Lower data costs unlock immediate economic benefits. Rollup transactions become cheaper, which trickles down to users. Developers can build more complex, data-heavy applications without driving up gas prices. More users are likely to adopt Ethereum dApps when transaction costs drop significantly.

It also increases ETH utility. As rollups grow and settle more data on Ethereum, they generate more fee revenue—some of which gets burned under EIP-1559. That supports ETH’s deflationary model and strengthens its role as a yield-generating asset through staking.

In essence, Proto-Danksharding enhances both Ethereum’s performance and ETH’s tokenomics—a rare combination in network upgrades.

What Comes Next?

Proto-Danksharding is expected to go live in the upcoming Ethereum upgrades, possibly as part of the Dencun upgrade (a merge of “Deneb” and “Cancun” proposals). This rollout will test blob-carrying transactions in production and measure their impact on network performance.

Once operational, Ethereum will observe real-world data usage patterns and begin preparing for full Danksharding. That future upgrade will multiply data capacity even further and introduce full shard chains with data availability sampling.

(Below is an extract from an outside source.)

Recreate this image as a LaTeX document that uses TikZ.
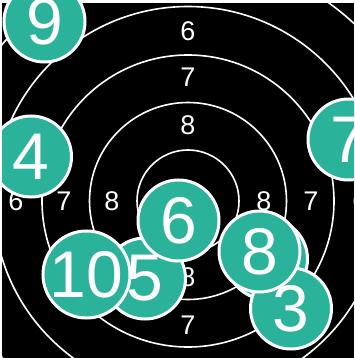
\documentclass[tikz,border=0pt]{standalone}
\usepackage{fontspec}
\setmainfont{Liberation Sans}
\definecolor{shot}{RGB}{42,178,155}
\tikzset{
  ring/.style={draw=white, line width=1.6pt},
  ringlabel/.style={text=white, inner sep=0pt, font=\fontsize{27}{27}\selectfont},
  hole/.style={circle, fill=shot, draw=white, line width=3pt, minimum size=81pt, inner sep=0pt,
    text=white, font=\fontsize{66}{66}\selectfont},
}
\begin{document}
\begin{tikzpicture}[x=1pt,y=-1pt]
\useasboundingbox (0,0) rectangle (354,358);
\fill[white] (0,0) rectangle (354,358);
\begin{scope}
\clip (2,0) rectangle (354,358);
\fill[black] (2,3) rectangle (354,358);
\coordinate (c) at (188,201);
\foreach \r in {51,98.5,146,194.5,243} \draw[ring] (c) circle[radius=\r];
% ring labels
\node[ringlabel] (t6) at (188,31) {6};
\node[ringlabel] (t7) at (188,77) {7};
\node[ringlabel] (t8) at (188,125) {8};
\node[ringlabel] (b8) at (188,277) {8};
\node[ringlabel] (b7) at (188,325) {7};
\node[ringlabel] (l6) at (16,201) {6};
\node[ringlabel] (l7) at (64,201) {7};
\node[ringlabel] (l8) at (112,201) {8};
\node[ringlabel] (r8) at (264,201) {8};
\node[ringlabel] (r7) at (311,201) {7};
\node[ringlabel] (r6) at (360,201) {6};
% shots
\node[hole] (s9) at (44.5,21.5) {9};
\node[hole] (s4) at (31,156.5) {4};
\node[hole] (s7) at (348.5,139.5) {7};
\node[hole] (sx) at (267,259) {};
\node[hole] (s3) at (291,308.5) {3};
\node[hole] (s8) at (259.5,251.5) {8};
\node[hole] (s5) at (145,278.5) {5};
\node[hole] (s10) at (86.5,274.5) {10};
\node[hole] (s6) at (178.5,220.5) {6};
\end{scope}
\end{tikzpicture}
\end{document}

In the meantime, rollups are actively building around EIP-4844. Protocols are adapting their systems to support blobs and pass the savings to users as soon as the upgrade is live.

Risks and Challenges

No upgrade is without risks. While Proto-Danksharding avoids full consensus changes, it introduces new transaction types and data-handling logic. These require careful implementation and testing to avoid unintended side effects.

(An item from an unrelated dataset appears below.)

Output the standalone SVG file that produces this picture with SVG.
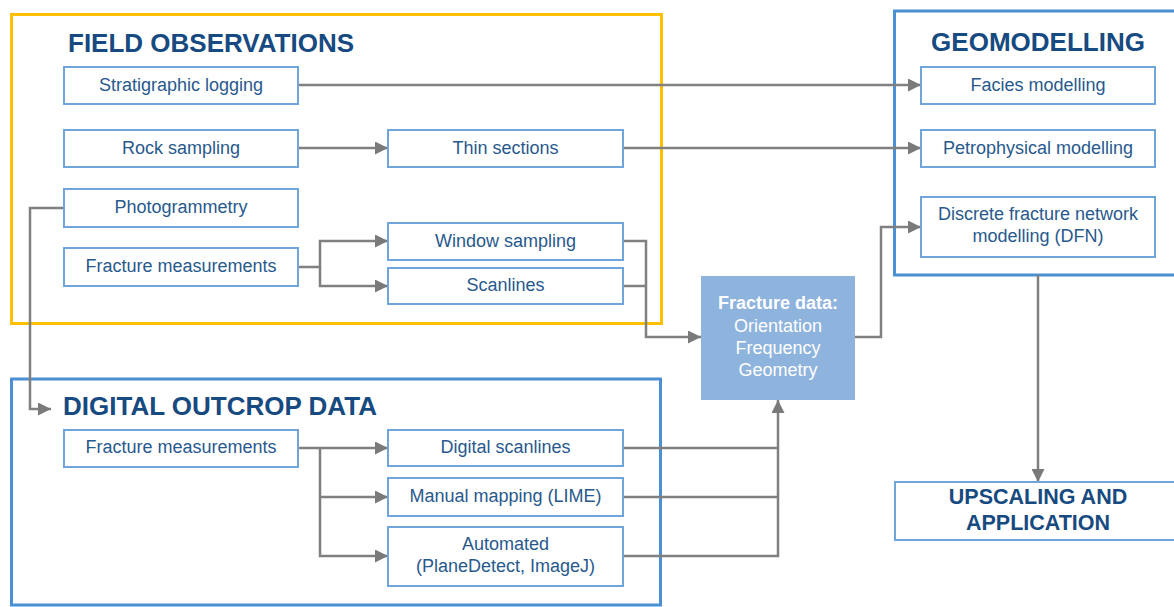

There’s also the concern that cheaper rollup data may lead to network spam or inefficient use of blob space. Ethereum will need to monitor how this new data layer is used and adapt accordingly.

Finally, the success of this upgrade hinges on rollup adoption. If rollups fail to capitalize on the cheaper data availability or encounter integration issues, the full benefits of Proto-Danksharding may not be realized immediately.

Final Thoughts

Ethereum’s scalability journey has always been a long game. While many alternative chains have opted for faster but centralized solutions, Ethereum has committed to a modular, rollup-centric roadmap that prioritizes decentralization and security.

Proto-Danksharding is a pivotal chapter in that journey. It brings meaningful improvements today and sets the stage for Ethereum’s long-term success. By drastically lowering data availability costs and enabling higher rollup throughput, EIP-4844 may indeed prove to be the game-changer Ethereum needs to serve the next billion users.

It is not a magic bullet—but it is a powerful tool, delivering scalability with discipline. If Ethereum continues down this path, with each upgrade building on the last, it will achieve what no other blockchain has done: a fully decentralized, globally scalable, and economically sustainable smart contract platform.